**Task details**
Below is a listing; write it out exactly and drop any images from it.

::::::::

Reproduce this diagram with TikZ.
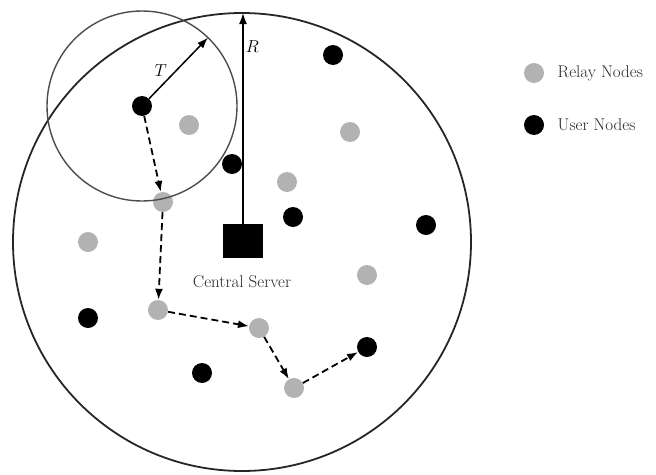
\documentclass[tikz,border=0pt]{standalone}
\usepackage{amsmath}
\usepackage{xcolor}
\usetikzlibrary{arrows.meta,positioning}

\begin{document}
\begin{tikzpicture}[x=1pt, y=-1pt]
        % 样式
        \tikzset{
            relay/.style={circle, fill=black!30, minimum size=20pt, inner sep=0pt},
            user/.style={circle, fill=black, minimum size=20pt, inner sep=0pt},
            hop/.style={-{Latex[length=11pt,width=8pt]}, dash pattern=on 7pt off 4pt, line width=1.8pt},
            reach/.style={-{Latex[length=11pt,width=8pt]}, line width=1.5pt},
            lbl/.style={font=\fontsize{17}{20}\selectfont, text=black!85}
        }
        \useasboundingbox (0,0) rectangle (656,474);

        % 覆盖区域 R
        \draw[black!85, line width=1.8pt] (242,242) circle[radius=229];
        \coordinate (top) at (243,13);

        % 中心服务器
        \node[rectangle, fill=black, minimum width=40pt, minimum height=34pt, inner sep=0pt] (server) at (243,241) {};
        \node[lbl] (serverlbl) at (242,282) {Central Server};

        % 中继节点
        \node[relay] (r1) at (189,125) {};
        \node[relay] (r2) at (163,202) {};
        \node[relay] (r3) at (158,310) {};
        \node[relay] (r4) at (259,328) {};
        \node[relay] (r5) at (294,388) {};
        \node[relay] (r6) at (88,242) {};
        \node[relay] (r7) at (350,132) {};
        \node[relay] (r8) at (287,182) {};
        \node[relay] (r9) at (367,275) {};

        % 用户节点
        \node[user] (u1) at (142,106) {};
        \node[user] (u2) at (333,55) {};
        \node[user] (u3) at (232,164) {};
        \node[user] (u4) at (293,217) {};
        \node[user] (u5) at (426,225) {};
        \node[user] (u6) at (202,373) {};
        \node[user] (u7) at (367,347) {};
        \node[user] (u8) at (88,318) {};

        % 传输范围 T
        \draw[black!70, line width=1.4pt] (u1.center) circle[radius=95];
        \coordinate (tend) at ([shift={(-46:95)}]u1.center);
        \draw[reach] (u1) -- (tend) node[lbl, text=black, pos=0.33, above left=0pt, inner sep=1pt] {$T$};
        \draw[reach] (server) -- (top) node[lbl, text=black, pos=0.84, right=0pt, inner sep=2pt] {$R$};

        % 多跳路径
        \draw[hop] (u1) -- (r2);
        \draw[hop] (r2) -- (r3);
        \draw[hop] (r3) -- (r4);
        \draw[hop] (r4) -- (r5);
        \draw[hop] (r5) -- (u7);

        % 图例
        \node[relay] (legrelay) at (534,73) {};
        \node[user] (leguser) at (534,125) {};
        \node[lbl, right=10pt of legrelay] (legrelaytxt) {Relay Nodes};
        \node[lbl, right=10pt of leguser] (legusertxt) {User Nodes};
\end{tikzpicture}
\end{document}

::::::::

**Exercise response**
Reproduce this diagram with TikZ.
\documentclass[tikz,border=0pt]{standalone}
\usepackage{amsmath}
\usepackage{xcolor}
\usetikzlibrary{arrows.meta,positioning}

\begin{document}
\begin{tikzpicture}[x=1pt, y=-1pt]
        % 样式
        \tikzset{
            relay/.style={circle, fill=black!30, minimum size=20pt, inner sep=0pt},
            user/.style={circle, fill=black, minimum size=20pt, inner sep=0pt},
            hop/.style={-{Latex[length=11pt,width=8pt]}, dash pattern=on 7pt off 4pt, line width=1.8pt},
            reach/.style={-{Latex[length=11pt,width=8pt]}, line width=1.5pt},
            lbl/.style={font=\fontsize{17}{20}\selectfont, text=black!85}
        }
        \useasboundingbox (0,0) rectangle (656,474);

        % 覆盖区域 R
        \draw[black!85, line width=1.8pt] (242,242) circle[radius=229];
        \coordinate (top) at (243,13);

        % 中心服务器
        \node[rectangle, fill=black, minimum width=40pt, minimum height=34pt, inner sep=0pt] (server) at (243,241) {};
        \node[lbl] (serverlbl) at (242,282) {Central Server};

        % 中继节点
        \node[relay] (r1) at (189,125) {};
        \node[relay] (r2) at (163,202) {};
        \node[relay] (r3) at (158,310) {};
        \node[relay] (r4) at (259,328) {};
        \node[relay] (r5) at (294,388) {};
        \node[relay] (r6) at (88,242) {};
        \node[relay] (r7) at (350,132) {};
        \node[relay] (r8) at (287,182) {};
        \node[relay] (r9) at (367,275) {};

        % 用户节点
        \node[user] (u1) at (142,106) {};
        \node[user] (u2) at (333,55) {};
        \node[user] (u3) at (232,164) {};
        \node[user] (u4) at (293,217) {};
        \node[user] (u5) at (426,225) {};
        \node[user] (u6) at (202,373) {};
        \node[user] (u7) at (367,347) {};
        \node[user] (u8) at (88,318) {};

        % 传输范围 T
        \draw[black!70, line width=1.4pt] (u1.center) circle[radius=95];
        \coordinate (tend) at ([shift={(-46:95)}]u1.center);
        \draw[reach] (u1) -- (tend) node[lbl, text=black, pos=0.33, above left=0pt, inner sep=1pt] {$T$};
        \draw[reach] (server) -- (top) node[lbl, text=black, pos=0.84, right=0pt, inner sep=2pt] {$R$};

        % 多跳路径
        \draw[hop] (u1) -- (r2);
        \draw[hop] (r2) -- (r3);
        \draw[hop] (r3) -- (r4);
        \draw[hop] (r4) -- (r5);
        \draw[hop] (r5) -- (u7);

        % 图例
        \node[relay] (legrelay) at (534,73) {};
        \node[user] (leguser) at (534,125) {};
        \node[lbl, right=10pt of legrelay] (legrelaytxt) {Relay Nodes};
        \node[lbl, right=10pt of leguser] (legusertxt) {User Nodes};
\end{tikzpicture}
\end{document}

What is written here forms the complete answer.